# What is expected:
Quote every line as written. Omit pictures.
----- Stored data -----
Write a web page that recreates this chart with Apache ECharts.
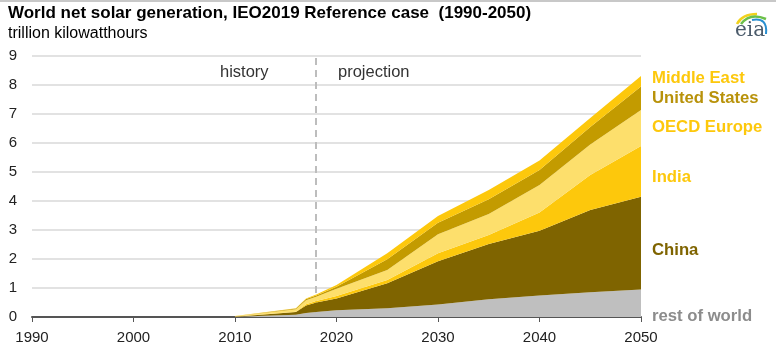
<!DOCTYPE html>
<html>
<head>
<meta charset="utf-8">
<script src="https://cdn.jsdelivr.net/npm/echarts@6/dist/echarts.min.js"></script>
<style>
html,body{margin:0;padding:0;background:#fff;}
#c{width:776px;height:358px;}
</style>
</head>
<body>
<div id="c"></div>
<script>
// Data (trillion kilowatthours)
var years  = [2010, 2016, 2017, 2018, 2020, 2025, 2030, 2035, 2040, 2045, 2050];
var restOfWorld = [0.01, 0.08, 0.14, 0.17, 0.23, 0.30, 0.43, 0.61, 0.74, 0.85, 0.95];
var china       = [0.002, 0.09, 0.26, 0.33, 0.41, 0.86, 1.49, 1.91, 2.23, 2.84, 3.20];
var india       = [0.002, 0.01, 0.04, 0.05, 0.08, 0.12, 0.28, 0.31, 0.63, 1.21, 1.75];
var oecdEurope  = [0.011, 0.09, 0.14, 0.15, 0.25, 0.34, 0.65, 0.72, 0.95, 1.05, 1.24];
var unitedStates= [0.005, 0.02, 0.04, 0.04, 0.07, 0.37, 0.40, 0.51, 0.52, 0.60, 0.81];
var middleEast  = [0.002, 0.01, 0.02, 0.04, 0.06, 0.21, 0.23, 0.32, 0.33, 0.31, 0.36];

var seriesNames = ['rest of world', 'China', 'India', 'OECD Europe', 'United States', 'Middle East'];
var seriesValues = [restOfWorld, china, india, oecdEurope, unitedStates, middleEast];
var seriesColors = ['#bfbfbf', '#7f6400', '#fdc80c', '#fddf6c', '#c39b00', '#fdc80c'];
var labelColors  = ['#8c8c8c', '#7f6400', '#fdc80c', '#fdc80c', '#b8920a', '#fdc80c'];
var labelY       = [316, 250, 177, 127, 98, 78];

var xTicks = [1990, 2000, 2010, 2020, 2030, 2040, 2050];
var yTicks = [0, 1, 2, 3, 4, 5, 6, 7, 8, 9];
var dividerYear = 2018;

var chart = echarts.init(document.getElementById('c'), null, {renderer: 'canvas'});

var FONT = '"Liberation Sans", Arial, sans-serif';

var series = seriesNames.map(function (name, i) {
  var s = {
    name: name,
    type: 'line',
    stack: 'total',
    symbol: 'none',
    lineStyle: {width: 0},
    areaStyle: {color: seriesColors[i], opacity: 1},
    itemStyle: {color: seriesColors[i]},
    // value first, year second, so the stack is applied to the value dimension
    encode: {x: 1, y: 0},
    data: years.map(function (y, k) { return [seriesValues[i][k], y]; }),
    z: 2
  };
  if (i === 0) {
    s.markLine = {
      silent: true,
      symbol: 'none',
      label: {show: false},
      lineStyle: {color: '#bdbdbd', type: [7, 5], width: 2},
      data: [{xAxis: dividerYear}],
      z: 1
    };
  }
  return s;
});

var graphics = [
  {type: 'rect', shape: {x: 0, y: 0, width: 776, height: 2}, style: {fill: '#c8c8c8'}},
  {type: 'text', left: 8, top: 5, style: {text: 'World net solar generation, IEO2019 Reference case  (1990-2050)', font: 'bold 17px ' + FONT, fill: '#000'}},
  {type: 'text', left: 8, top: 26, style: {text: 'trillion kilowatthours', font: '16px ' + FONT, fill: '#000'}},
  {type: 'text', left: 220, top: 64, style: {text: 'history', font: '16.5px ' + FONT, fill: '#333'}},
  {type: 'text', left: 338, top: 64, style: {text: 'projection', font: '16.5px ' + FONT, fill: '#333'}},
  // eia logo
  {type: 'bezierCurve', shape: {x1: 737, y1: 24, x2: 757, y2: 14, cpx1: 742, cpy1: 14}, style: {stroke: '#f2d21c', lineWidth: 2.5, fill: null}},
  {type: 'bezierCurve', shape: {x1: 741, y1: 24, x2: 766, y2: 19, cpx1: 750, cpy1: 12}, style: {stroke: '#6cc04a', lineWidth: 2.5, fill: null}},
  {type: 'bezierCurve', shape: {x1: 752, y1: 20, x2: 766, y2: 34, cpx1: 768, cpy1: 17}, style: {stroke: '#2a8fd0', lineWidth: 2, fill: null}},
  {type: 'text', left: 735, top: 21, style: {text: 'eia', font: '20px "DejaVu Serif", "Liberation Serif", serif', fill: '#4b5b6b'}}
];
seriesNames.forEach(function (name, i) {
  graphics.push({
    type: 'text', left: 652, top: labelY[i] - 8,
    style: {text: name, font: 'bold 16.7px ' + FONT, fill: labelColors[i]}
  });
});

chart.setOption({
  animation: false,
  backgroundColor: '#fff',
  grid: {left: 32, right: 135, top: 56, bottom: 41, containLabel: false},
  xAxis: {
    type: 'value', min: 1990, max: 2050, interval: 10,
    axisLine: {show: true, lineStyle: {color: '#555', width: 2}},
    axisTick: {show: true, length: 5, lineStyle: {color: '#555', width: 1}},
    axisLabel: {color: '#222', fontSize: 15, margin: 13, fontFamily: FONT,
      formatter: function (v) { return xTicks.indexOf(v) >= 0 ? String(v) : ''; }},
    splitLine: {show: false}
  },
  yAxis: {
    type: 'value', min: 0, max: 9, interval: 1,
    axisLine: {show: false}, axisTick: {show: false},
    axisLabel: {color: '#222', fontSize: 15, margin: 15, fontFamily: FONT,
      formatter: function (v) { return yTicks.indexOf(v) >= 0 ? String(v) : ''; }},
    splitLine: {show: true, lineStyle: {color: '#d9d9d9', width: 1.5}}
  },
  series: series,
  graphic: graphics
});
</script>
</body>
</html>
-----
# Answer to this problem:
Write a web page that recreates this chart with Apache ECharts.
<!DOCTYPE html>
<html>
<head>
<meta charset="utf-8">
<script src="https://cdn.jsdelivr.net/npm/echarts@6/dist/echarts.min.js"></script>
<style>
html,body{margin:0;padding:0;background:#fff;}
#c{width:776px;height:358px;}
</style>
</head>
<body>
<div id="c"></div>
<script>
// Data (trillion kilowatthours)
var years  = [2010, 2016, 2017, 2018, 2020, 2025, 2030, 2035, 2040, 2045, 2050];
var restOfWorld = [0.01, 0.08, 0.14, 0.17, 0.23, 0.30, 0.43, 0.61, 0.74, 0.85, 0.95];
var china       = [0.002, 0.09, 0.26, 0.33, 0.41, 0.86, 1.49, 1.91, 2.23, 2.84, 3.20];
var india       = [0.002, 0.01, 0.04, 0.05, 0.08, 0.12, 0.28, 0.31, 0.63, 1.21, 1.75];
var oecdEurope  = [0.011, 0.09, 0.14, 0.15, 0.25, 0.34, 0.65, 0.72, 0.95, 1.05, 1.24];
var unitedStates= [0.005, 0.02, 0.04, 0.04, 0.07, 0.37, 0.40, 0.51, 0.52, 0.60, 0.81];
var middleEast  = [0.002, 0.01, 0.02, 0.04, 0.06, 0.21, 0.23, 0.32, 0.33, 0.31, 0.36];

var seriesNames = ['rest of world', 'China', 'India', 'OECD Europe', 'United States', 'Middle East'];
var seriesValues = [restOfWorld, china, india, oecdEurope, unitedStates, middleEast];
var seriesColors = ['#bfbfbf', '#7f6400', '#fdc80c', '#fddf6c', '#c39b00', '#fdc80c'];
var labelColors  = ['#8c8c8c', '#7f6400', '#fdc80c', '#fdc80c', '#b8920a', '#fdc80c'];
var labelY       = [316, 250, 177, 127, 98, 78];

var xTicks = [1990, 2000, 2010, 2020, 2030, 2040, 2050];
var yTicks = [0, 1, 2, 3, 4, 5, 6, 7, 8, 9];
var dividerYear = 2018;

var chart = echarts.init(document.getElementById('c'), null, {renderer: 'canvas'});

var FONT = '"Liberation Sans", Arial, sans-serif';

var series = seriesNames.map(function (name, i) {
  var s = {
    name: name,
    type: 'line',
    stack: 'total',
    symbol: 'none',
    lineStyle: {width: 0},
    areaStyle: {color: seriesColors[i], opacity: 1},
    itemStyle: {color: seriesColors[i]},
    // value first, year second, so the stack is applied to the value dimension
    encode: {x: 1, y: 0},
    data: years.map(function (y, k) { return [seriesValues[i][k], y]; }),
    z: 2
  };
  if (i === 0) {
    s.markLine = {
      silent: true,
      symbol: 'none',
      label: {show: false},
      lineStyle: {color: '#bdbdbd', type: [7, 5], width: 2},
      data: [{xAxis: dividerYear}],
      z: 1
    };
  }
  return s;
});

var graphics = [
  {type: 'rect', shape: {x: 0, y: 0, width: 776, height: 2}, style: {fill: '#c8c8c8'}},
  {type: 'text', left: 8, top: 5, style: {text: 'World net solar generation, IEO2019 Reference case  (1990-2050)', font: 'bold 17px ' + FONT, fill: '#000'}},
  {type: 'text', left: 8, top: 26, style: {text: 'trillion kilowatthours', font: '16px ' + FONT, fill: '#000'}},
  {type: 'text', left: 220, top: 64, style: {text: 'history', font: '16.5px ' + FONT, fill: '#333'}},
  {type: 'text', left: 338, top: 64, style: {text: 'projection', font: '16.5px ' + FONT, fill: '#333'}},
  // eia logo
  {type: 'bezierCurve', shape: {x1: 737, y1: 24, x2: 757, y2: 14, cpx1: 742, cpy1: 14}, style: {stroke: '#f2d21c', lineWidth: 2.5, fill: null}},
  {type: 'bezierCurve', shape: {x1: 741, y1: 24, x2: 766, y2: 19, cpx1: 750, cpy1: 12}, style: {stroke: '#6cc04a', lineWidth: 2.5, fill: null}},
  {type: 'bezierCurve', shape: {x1: 752, y1: 20, x2: 766, y2: 34, cpx1: 768, cpy1: 17}, style: {stroke: '#2a8fd0', lineWidth: 2, fill: null}},
  {type: 'text', left: 735, top: 21, style: {text: 'eia', font: '20px "DejaVu Serif", "Liberation Serif", serif', fill: '#4b5b6b'}}
];
seriesNames.forEach(function (name, i) {
  graphics.push({
    type: 'text', left: 652, top: labelY[i] - 8,
    style: {text: name, font: 'bold 16.7px ' + FONT, fill: labelColors[i]}
  });
});

chart.setOption({
  animation: false,
  backgroundColor: '#fff',
  grid: {left: 32, right: 135, top: 56, bottom: 41, containLabel: false},
  xAxis: {
    type: 'value', min: 1990, max: 2050, interval: 10,
    axisLine: {show: true, lineStyle: {color: '#555', width: 2}},
    axisTick: {show: true, length: 5, lineStyle: {color: '#555', width: 1}},
    axisLabel: {color: '#222', fontSize: 15, margin: 13, fontFamily: FONT,
      formatter: function (v) { return xTicks.indexOf(v) >= 0 ? String(v) : ''; }},
    splitLine: {show: false}
  },
  yAxis: {
    type: 'value', min: 0, max: 9, interval: 1,
    axisLine: {show: false}, axisTick: {show: false},
    axisLabel: {color: '#222', fontSize: 15, margin: 15, fontFamily: FONT,
      formatter: function (v) { return yTicks.indexOf(v) >= 0 ? String(v) : ''; }},
    splitLine: {show: true, lineStyle: {color: '#d9d9d9', width: 1.5}}
  },
  series: series,
  graphic: graphics
});
</script>
</body>
</html>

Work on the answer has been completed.